_EXCERPTED DATA_.
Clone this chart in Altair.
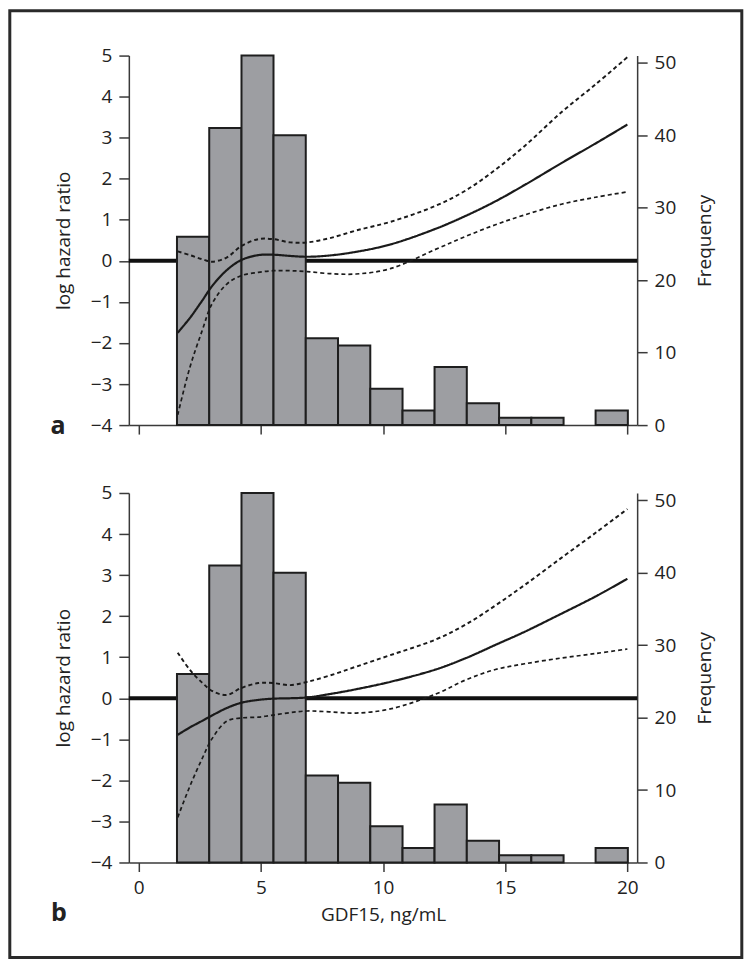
import altair as alt
import pandas as pd

# ---------------- data ----------------
bin_edges = [1.57, 2.89, 4.21, 5.52, 6.84, 8.16, 9.48, 10.80, 12.11, 13.43,
             14.75, 16.07, 17.39, 18.70, 20.02]
counts = [26, 41, 51, 40, 12, 11, 5, 2, 8, 3, 1, 1, 0, 2]

x_grid = [1.6, 2.1, 2.6, 3.0, 3.6, 4.2, 4.9, 5.5, 6.2, 6.9, 7.8, 8.9, 10.3,
          12.15, 13.4, 14.6, 15.8, 17.3, 18.7, 20.0]

a_fit = [-1.75, -1.39, -0.97, -0.62, -0.23, 0.02, 0.14, 0.15, 0.12, 0.10,
         0.13, 0.22, 0.40, 0.78, 1.10, 1.45, 1.85, 2.38, 2.86, 3.32]
a_upper = [0.23, 0.14, 0.04, -0.02, 0.08, 0.36, 0.53, 0.53, 0.45, 0.45,
           0.55, 0.74, 0.95, 1.34, 1.72, 2.22, 2.80, 3.62, 4.30, 4.96]
a_lower = [-3.75, -2.59, -1.70, -1.05, -0.57, -0.36, -0.28, -0.24, -0.24, -0.26,
           -0.31, -0.32, -0.19, 0.28, 0.60, 0.88, 1.12, 1.38, 1.55, 1.68]

b_fit = [-0.89, -0.71, -0.55, -0.42, -0.24, -0.11, -0.04, -0.01, 0.00, 0.02,
         0.10, 0.22, 0.40, 0.70, 0.98, 1.30, 1.62, 2.06, 2.48, 2.91]
b_upper = [1.11, 0.69, 0.38, 0.18, 0.08, 0.25, 0.37, 0.37, 0.32, 0.40,
           0.55, 0.77, 1.05, 1.43, 1.80, 2.26, 2.76, 3.42, 4.03, 4.61]
b_lower = [-2.90, -2.14, -1.47, -0.99, -0.56, -0.48, -0.46, -0.41, -0.35, -0.31,
           -0.33, -0.36, -0.26, 0.10, 0.45, 0.70, 0.84, 0.98, 1.09, 1.20]

x_ticks = [0, 5, 10, 15, 20]
lhr_ticks = [-4, -3, -2, -1, 0, 1, 2, 3, 4, 5]
freq_ticks = [0, 10, 20, 30, 40, 50]
panel_labels = ["a", "b"]

# ---------------- tables ----------------
hist_df = pd.DataFrame({"start": bin_edges[:-1], "end": bin_edges[1:], "count": counts})
zero_df = pd.DataFrame({"lhr": [0]})


def curve_table(fit, upper, lower):
    rows = []
    for name, vals in (("fit", fit), ("upper", upper), ("lower", lower)):
        for x, v in zip(x_grid, vals):
            rows.append({"x": x, "v": v, "series": name})
    return pd.DataFrame(rows)


W, H = 509, 370
FONT = "Open Sans"
TXT = "#222222"
AX = "#3a3a3a"

x_scale = alt.Scale(domain=[-0.4, 20.4], nice=False, zero=False)
lhr_scale = alt.Scale(domain=[-4, 5], nice=False, zero=False)
freq_scale = alt.Scale(domain=[0, 51], nice=False)


def x_axis(show_labels):
    kw = dict(values=x_ticks, grid=False, tickSize=9, labelPadding=7,
              domainColor=AX, tickColor=AX, domainWidth=1.5, tickWidth=1.5,
              labelFont=FONT, labelFontSize=19, labelColor=TXT,
              titleFont=FONT, titleFontSize=19, titleFontWeight="normal",
              titleColor=TXT, titlePadding=8)
    if show_labels:
        return alt.Axis(title="GDF15, ng/mL", **kw)
    return alt.Axis(title=None, labels=False, **kw)


left_axis = alt.Axis(values=lhr_ticks, grid=False, orient="left", tickSize=10,
                     labelPadding=7, domainColor=AX, tickColor=AX,
                     domainWidth=1.5, tickWidth=1.5, labelFont=FONT,
                     labelFontSize=19, labelColor=TXT, title="log hazard ratio",
                     titleFont=FONT, titleFontSize=19, titleFontWeight="normal",
                     titleColor=TXT, titlePadding=17)
right_axis = alt.Axis(values=freq_ticks, grid=False, orient="right", tickSize=10,
                      labelPadding=7, domainColor=AX, tickColor=AX,
                      domainWidth=1.5, tickWidth=1.5, labelFont=FONT,
                      labelFontSize=19, labelColor=TXT, title="Frequency",
                      titleFont=FONT, titleFontSize=19, titleFontWeight="normal",
                      titleColor=TXT, titlePadding=39, titleAngle=270)


def panel(label, fit, upper, lower, show_x_labels, label_xy, frame=None):
    zero = alt.Chart(zero_df).mark_rule(strokeWidth=4, color="#111111").encode(
        x=alt.value(0), x2=alt.value(W),
        y=alt.Y("lhr:Q", scale=lhr_scale, axis=None))
    bars = alt.Chart(hist_df).transform_filter("datum.count > 0").mark_rect(
        fill="#9d9ea2", stroke="#1e1e1e", strokeWidth=2).encode(
        x=alt.X("start:Q", scale=x_scale, axis=x_axis(show_x_labels)),
        x2="end:Q",
        y=alt.Y("count:Q", scale=freq_scale, axis=right_axis),
        y2=alt.datum(0))
    lines = alt.Chart(curve_table(fit, upper, lower)).mark_line(
        color="#1a1a1a", interpolate="catmull-rom").encode(
        x=alt.X("x:Q", scale=x_scale, axis=x_axis(show_x_labels)),
        y=alt.Y("v:Q", scale=lhr_scale, axis=left_axis),
        detail="series:N",
        strokeDash=alt.StrokeDash("series:N", legend=None,
                                  scale=alt.Scale(domain=["fit", "upper", "lower"],
                                                  range=[[1, 0], [4, 3], [4, 3]])),
        strokeWidth=alt.StrokeWidth("series:N", legend=None,
                                    scale=alt.Scale(domain=["fit", "upper", "lower"],
                                                    range=[2.2, 1.7, 1.7])))
    text = alt.Chart(pd.DataFrame({"label": [label]})).mark_text(
        font=FONT, fontSize=25, fontWeight="bold", color=TXT,
        align="center", baseline="alphabetic").encode(
        x=alt.value(label_xy[0]), y=alt.value(label_xy[1]), text="label:N")
    layers = [zero, bars, lines, text]
    if frame is not None:
        fr = alt.Chart(pd.DataFrame({"k": [0]})).mark_rect(
            fill="transparent", stroke="#2a2a2a", strokeWidth=3).encode(
            x=alt.value(frame[0]), x2=alt.value(frame[1]),
            y=alt.value(frame[2]), y2=alt.value(frame[3]))
        layers.append(fr)
    return alt.layer(*layers).resolve_scale(y="independent").properties(width=W, height=H)


# panel origins on page: a (128.7, 54.3), b (128.7, 492.3); frame outer edge at page 8
frame_b = [9.5 - 128.7, 742.5 - 128.7, 9.5 - 492.3, 957.5 - 492.3]

pa = panel(panel_labels[0], a_fit, a_upper, a_lower, False, (-71, 379))
pb = panel(panel_labels[1], b_fit, b_upper, b_lower, True, (-70, 429), frame=frame_b)

chart = alt.vconcat(pa, pb, spacing=68, bounds="flush").properties(
    padding=0, background="white").configure_view(strokeWidth=0)

chart.save("out.html", embed_options={"renderer": "svg", "actions": False})
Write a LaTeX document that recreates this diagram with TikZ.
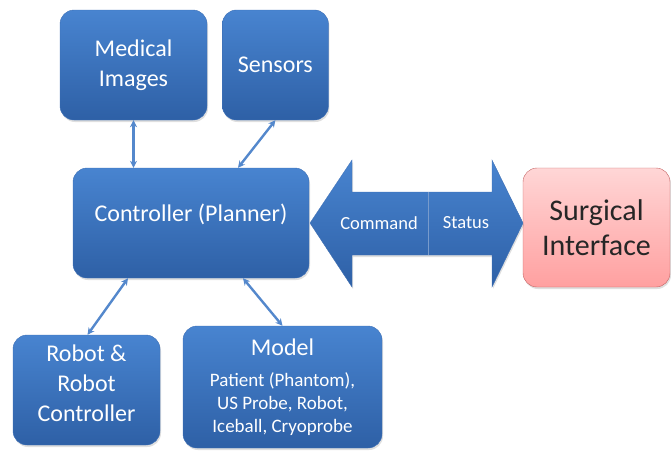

_EXERCISE_.
Set down again, exactly, the lines of the material above from its first line to the one with "12.15, 13.4, 14.6, 15.8, 17.3, 18.7, 20.0]", inclusive. Leave the pictures out.

_RESULT FOR THIS TASK_.
Clone this chart in Altair.
import altair as alt
import pandas as pd

# ---------------- data ----------------
bin_edges = [1.57, 2.89, 4.21, 5.52, 6.84, 8.16, 9.48, 10.80, 12.11, 13.43,
             14.75, 16.07, 17.39, 18.70, 20.02]
counts = [26, 41, 51, 40, 12, 11, 5, 2, 8, 3, 1, 1, 0, 2]

x_grid = [1.6, 2.1, 2.6, 3.0, 3.6, 4.2, 4.9, 5.5, 6.2, 6.9, 7.8, 8.9, 10.3,
          12.15, 13.4, 14.6, 15.8, 17.3, 18.7, 20.0]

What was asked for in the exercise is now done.